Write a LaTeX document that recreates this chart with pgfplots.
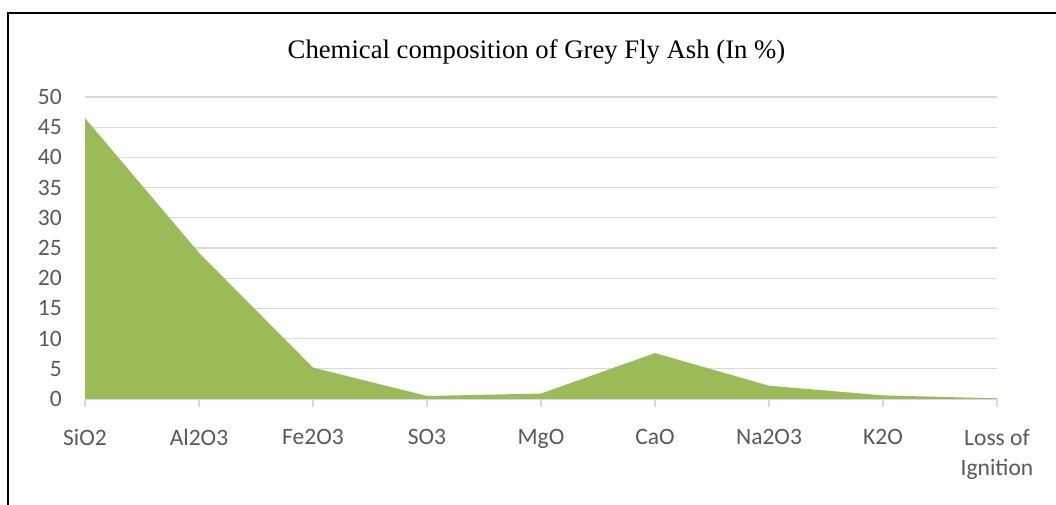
\documentclass[border=0pt]{standalone}
\usepackage{fontspec}
\setmainfont{Liberation Serif}
\newfontfamily\carlito{Carlito}
\usepackage{pgfplots}
\pgfplotsset{compat=1.18}
\definecolor{areagreen}{HTML}{9BBB59}
\definecolor{gridgray}{HTML}{D9D9D9}
\definecolor{textgray}{HTML}{595959}
\begin{document}
\begin{tikzpicture}
\useasboundingbox (0,0) rectangle (1056pt,505pt);
\draw[line width=2.5pt, black] (8pt,-20pt) -- (8pt,492pt) -- (1080pt,492pt);
\node[font=\fontsize{26.7}{30}\selectfont, anchor=base] at (536.5pt,446pt) {Chemical composition of Grey Fly Ash (In \%)};
\begin{axis}[
  at={(85pt,106pt)}, anchor=south west,
  scale only axis, width=912pt, height=302pt,
  xmin=0, xmax=8, ymin=0, ymax=50,
  xtick={0,1,2,3,4,5,6,7,8},
  xticklabels={SiO2,Al2O3,Fe2O3,SO3,MgO,CaO,Na2O3,K2O,{Loss of\\Ignition}},
  ytick={0,5,10,15,20,25,30,35,40,45,50},
  separate axis lines,
  axis x line*=bottom, axis y line*=left,
  x axis line style={draw=gridgray, line width=1.2pt, -},
  y axis line style={draw=none},
  ymajorgrids, grid style={draw=gridgray, line width=1.2pt},
  xtick align=outside, ytick style={draw=none},
  xtick style={draw=gridgray, line width=1.2pt},
  major tick length=8pt,
  ticklabel style={font=\carlito\fontsize{23.5}{30}\selectfont, text=textgray},
  /pgf/number format/assume math mode=true,
  xticklabel style={align=center, inner sep=0pt, yshift=-22pt},
  yticklabel style={anchor=east, inner sep=0pt, xshift=-23pt},
  clip=false,
]
\addplot[fill=areagreen, draw=none] coordinates {
  (0,46.5) (1,24.2) (2,5.2) (3,0.5) (4,0.9) (5,7.6) (6,2.2) (7,0.6) (8,0.1)
} \closedcycle;
\end{axis}
\end{tikzpicture}
\end{document}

- - -

**Your task**. Copy the listing over exactly, skipping the pictures it holds.

**Solution to this task**.
Write a LaTeX document that recreates this chart with pgfplots.
\documentclass[border=0pt]{standalone}
\usepackage{fontspec}
\setmainfont{Liberation Serif}
\newfontfamily\carlito{Carlito}
\usepackage{pgfplots}
\pgfplotsset{compat=1.18}
\definecolor{areagreen}{HTML}{9BBB59}
\definecolor{gridgray}{HTML}{D9D9D9}
\definecolor{textgray}{HTML}{595959}
\begin{document}
\begin{tikzpicture}
\useasboundingbox (0,0) rectangle (1056pt,505pt);
\draw[line width=2.5pt, black] (8pt,-20pt) -- (8pt,492pt) -- (1080pt,492pt);
\node[font=\fontsize{26.7}{30}\selectfont, anchor=base] at (536.5pt,446pt) {Chemical composition of Grey Fly Ash (In \%)};
\begin{axis}[
  at={(85pt,106pt)}, anchor=south west,
  scale only axis, width=912pt, height=302pt,
  xmin=0, xmax=8, ymin=0, ymax=50,
  xtick={0,1,2,3,4,5,6,7,8},
  xticklabels={SiO2,Al2O3,Fe2O3,SO3,MgO,CaO,Na2O3,K2O,{Loss of\\Ignition}},
  ytick={0,5,10,15,20,25,30,35,40,45,50},
  separate axis lines,
  axis x line*=bottom, axis y line*=left,
  x axis line style={draw=gridgray, line width=1.2pt, -},
  y axis line style={draw=none},
  ymajorgrids, grid style={draw=gridgray, line width=1.2pt},
  xtick align=outside, ytick style={draw=none},
  xtick style={draw=gridgray, line width=1.2pt},
  major tick length=8pt,
  ticklabel style={font=\carlito\fontsize{23.5}{30}\selectfont, text=textgray},
  /pgf/number format/assume math mode=true,
  xticklabel style={align=center, inner sep=0pt, yshift=-22pt},
  yticklabel style={anchor=east, inner sep=0pt, xshift=-23pt},
  clip=false,
]
\addplot[fill=areagreen, draw=none] coordinates {
  (0,46.5) (1,24.2) (2,5.2) (3,0.5) (4,0.9) (5,7.6) (6,2.2) (7,0.6) (8,0.1)
} \closedcycle;
\end{axis}
\end{tikzpicture}
\end{document}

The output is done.